Alexandria Redevelopment and Housing Authority announced Friday afternoon that the planned redevelopment of Andrew Adkins is off the table.
ARHA owns and manages Andrew Adkins, a group of 90 homes constructed in 1969 that are in close proximity to the Braddock Metro, and had planned to partner with Alexandria Opportunity Housing LLC to redevelop it into a 476-unit community.
ARHA said in a news release that plan is no longer feasible.
“Despite our best efforts, after exhaustive negotiations with our development partner over a nearly two year period, ARHA has determined that it is not possible for this project to move forward with the proposed financial structure,” ARHA CEO Keith Pettigrew said in a statement. “Rising construction costs were certainly a contributing factor.”
ARHA said in the release that it “remains committed” to the redevelopment of Andrew Adkins.
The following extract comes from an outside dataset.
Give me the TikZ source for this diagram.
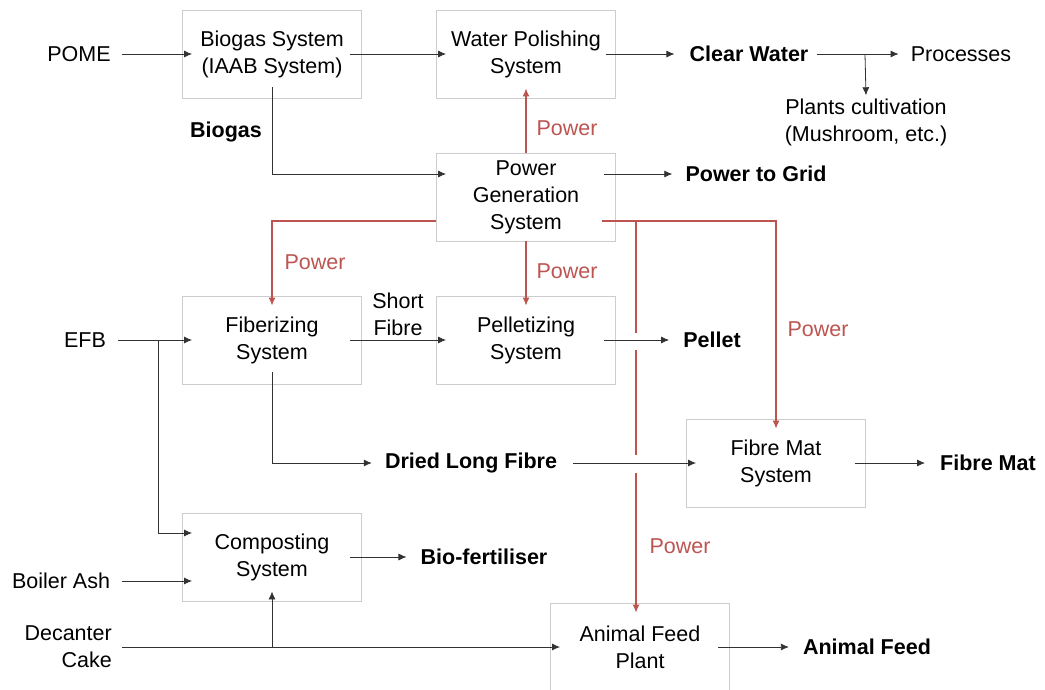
\documentclass[tikz,border=0pt]{standalone}
\usepackage{fontspec}
\setmainfont{Liberation Sans}
\usetikzlibrary{arrows.meta}
\definecolor{pwr}{RGB}{188,84,80}
\definecolor{boxc}{RGB}{205,205,205}
\definecolor{ln}{RGB}{50,50,50}
\begin{document}
\begin{tikzpicture}[x=1pt,y=-1pt,
  every node/.style={font=\fontsize{21.5}{27}\selectfont, align=center, inner sep=0pt},
  sys/.style={draw=boxc, line width=0.9pt, minimum width=179pt, minimum height=88pt},
  outl/.style={font=\fontsize{21.5}{27}\selectfont\bfseries},
  pwt/.style={text=pwr},
  flow/.style={draw=ln, line width=0.8pt, -{Latex[length=8pt,width=7pt]}},
  into/.style={shorten >=-10pt},
  pw/.style={draw=pwr, line width=1.1pt, -{Latex[length=8pt,width=7pt]}},
  pwl/.style={draw=pwr, line width=1.1pt}
]
\useasboundingbox (0,0) rectangle (1045,689);

% boxes
\node[sys] (bio)  at (272,54)  {Biogas System\\(IAAB System)};
\node[sys] (wp)   at (526,54)  {Water Polishing\\System};
\node[sys] (pg)   at (526,197) {Power\\Generation\\System};
\node[sys] (fib)  at (272,340) {Fiberizing\\System};
\node[sys] (pel)  at (526,340) {Pelletizing\\System};
\node[sys] (fm)   at (776,463) {Fibre Mat\\System};
\node[sys] (comp) at (272,557) {Composting\\System};
\node[sys] (af)   at (640,647) {Animal Feed\\Plant};

% texts
\node (pome) at (79,54) {POME};
\node[outl] (cw) at (749,54) {Clear Water};
\node (proc) at (961,54) {Processes};
\node (plants) at (866,122) {Plants cultivation\\(Mushroom, etc.)};
\node[outl] (biogasl) at (226,132) {Biogas};
\node[pwt] (p1) at (567,128) {Power};
\node[outl] (ptg) at (756,174) {Power to Grid};
\node[pwt] (p2) at (315,262) {Power};
\node[pwt] (p3) at (567,271) {Power};
\node[pwt] (p4) at (818,329) {Power};
\node[pwt] (p5) at (680,546) {Power};
\node (efb) at (85,340) {EFB};
\node (sf) at (398,314) {Short\\Fibre};
\node[outl] (pellet) at (712,340) {Pellet};
\node[outl] (dlf) at (471,463) {Dried Long Fibre};
\node[outl] (fmo) at (988,463) {Fibre Mat};
\node[outl] (biof) at (484,557) {Bio-fertiliser};
\node (ba) at (61,581) {Boiler Ash};
\node[align=right, anchor=east] (dc) at (112,647) {Decanter\\Cake};
\node[outl] (afo) at (867,647) {Animal Feed};

% junction coordinates
\coordinate (br1) at (865,54);
\coordinate (efbj) at (158,340);
\coordinate (dcj) at (272,647);
\coordinate (pj) at (636,221);
\coordinate (g1a) at (636,333);
\coordinate (g1b) at (636,350);
\coordinate (g2a) at (636,455);
\coordinate (g2b) at (636,473);

% red power lines
\draw[pw,into] (pg.north) -- (wp.south);
\draw[pw,into] ([yshift=-24pt]pg.west) -| (fib.north);
\draw[pw,into] (pg.south) -- (pel.north);
\draw[pw,into] ([xshift=-14pt,yshift=-24pt]pg.east) -| (fm.north);
\draw[pwl] (pj) -- (g1a);
\draw[pwl] (g1b) -- (g2a);
\draw[pw,into] (g2b) -- (g2b |- af.north);

% black flows
\draw[flow,into] ([xshift=11pt]pome.east) -- (bio.west);
\draw[flow,into] ([xshift=-12pt]bio.east) -- (wp.west);
\draw[flow] ([xshift=-10pt]wp.east) -- ([xshift=-15pt]cw.west);
\draw[flow] ([xshift=8pt]cw.east) -- ([xshift=-12pt]proc.west);
\draw[flow] (br1) -- ([yshift=3pt]plants.north);
\draw[flow,into] ([yshift=11pt]bio.south) |- ([yshift=23pt]pg.west);
\draw[flow] ([xshift=-12pt,yshift=23pt]pg.east) -- ([xshift=-13pt]ptg.west);
\draw[flow,into] ([xshift=12pt]efb.east) -- (fib.west);
\draw[flow,into] (efbj) |- ([yshift=24pt]comp.west);
\draw[flow,into] ([xshift=-12pt]fib.east) -- (pel.west);
\draw[flow] ([xshift=-12pt]pel.east) -- ([xshift=-14pt]pellet.west);
\draw[flow] ([yshift=12pt]fib.south) |- ([xshift=-13pt]dlf.west);
\draw[flow,into] ([xshift=16pt]dlf.east) -- (fm.west);
\draw[flow] ([xshift=-11pt]fm.east) -- ([xshift=-15pt]fmo.west);
\draw[flow] ([xshift=-12pt]comp.east) -- ([xshift=-14pt]biof.west);
\draw[flow,into] ([xshift=12pt]ba.east) -- ([yshift=-24pt]comp.west);
\draw[flow,into] ([xshift=10pt]dc.east) -- (af.west);
\draw[flow,into] (dcj) -- (comp.south);
\draw[flow] ([xshift=-12pt]af.east) -- ([xshift=-14pt]afo.west);
\end{tikzpicture}
\end{document}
The organization said it would conduct an updated evaluation of its real estate portfolio over a several month period to determine what projects it should prioritize.
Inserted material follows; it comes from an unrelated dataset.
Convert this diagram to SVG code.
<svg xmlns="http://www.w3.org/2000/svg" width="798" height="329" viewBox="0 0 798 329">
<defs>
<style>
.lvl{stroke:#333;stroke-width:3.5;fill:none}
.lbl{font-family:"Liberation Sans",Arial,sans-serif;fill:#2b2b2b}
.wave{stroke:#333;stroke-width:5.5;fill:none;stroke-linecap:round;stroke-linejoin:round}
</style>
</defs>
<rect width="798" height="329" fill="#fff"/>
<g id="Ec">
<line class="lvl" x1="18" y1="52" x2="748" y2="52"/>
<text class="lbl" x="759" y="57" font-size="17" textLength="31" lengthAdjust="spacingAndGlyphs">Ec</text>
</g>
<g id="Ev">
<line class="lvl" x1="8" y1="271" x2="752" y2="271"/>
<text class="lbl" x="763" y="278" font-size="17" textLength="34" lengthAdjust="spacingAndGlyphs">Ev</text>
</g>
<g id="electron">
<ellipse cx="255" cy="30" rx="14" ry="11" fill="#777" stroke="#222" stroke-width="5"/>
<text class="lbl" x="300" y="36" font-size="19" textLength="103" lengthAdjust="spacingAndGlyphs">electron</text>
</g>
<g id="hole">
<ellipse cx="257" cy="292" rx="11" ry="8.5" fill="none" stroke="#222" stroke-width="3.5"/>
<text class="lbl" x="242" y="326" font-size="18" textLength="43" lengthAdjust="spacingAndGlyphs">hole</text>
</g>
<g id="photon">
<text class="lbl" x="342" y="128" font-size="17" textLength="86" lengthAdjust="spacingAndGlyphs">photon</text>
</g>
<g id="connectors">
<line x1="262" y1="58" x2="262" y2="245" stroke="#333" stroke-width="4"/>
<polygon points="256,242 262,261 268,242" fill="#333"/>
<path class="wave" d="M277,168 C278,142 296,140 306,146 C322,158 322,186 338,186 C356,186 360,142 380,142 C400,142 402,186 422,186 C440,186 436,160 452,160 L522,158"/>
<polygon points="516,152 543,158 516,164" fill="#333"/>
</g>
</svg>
“This is very disappointing news for ARHA and the community as a whole. ARHA was and continues to be committed to the redevelopment of Andrew Adkins. ARHA continuously demonstrated its dedicated to the project throughout the negotiation period, but the modification to certain financial aspects of the deal and other concessions requested by the development partner were not in the best interest of ARHA or the community it serves,” Pettigrew said in the statement. “… We want to proceed in the smartest way possible. We remain committed to redeveloping our properties for the long term and for the benefit of all residents of Alexandria.”
The proposed Andrew Adkins redevelopment has been in the works since late 2016.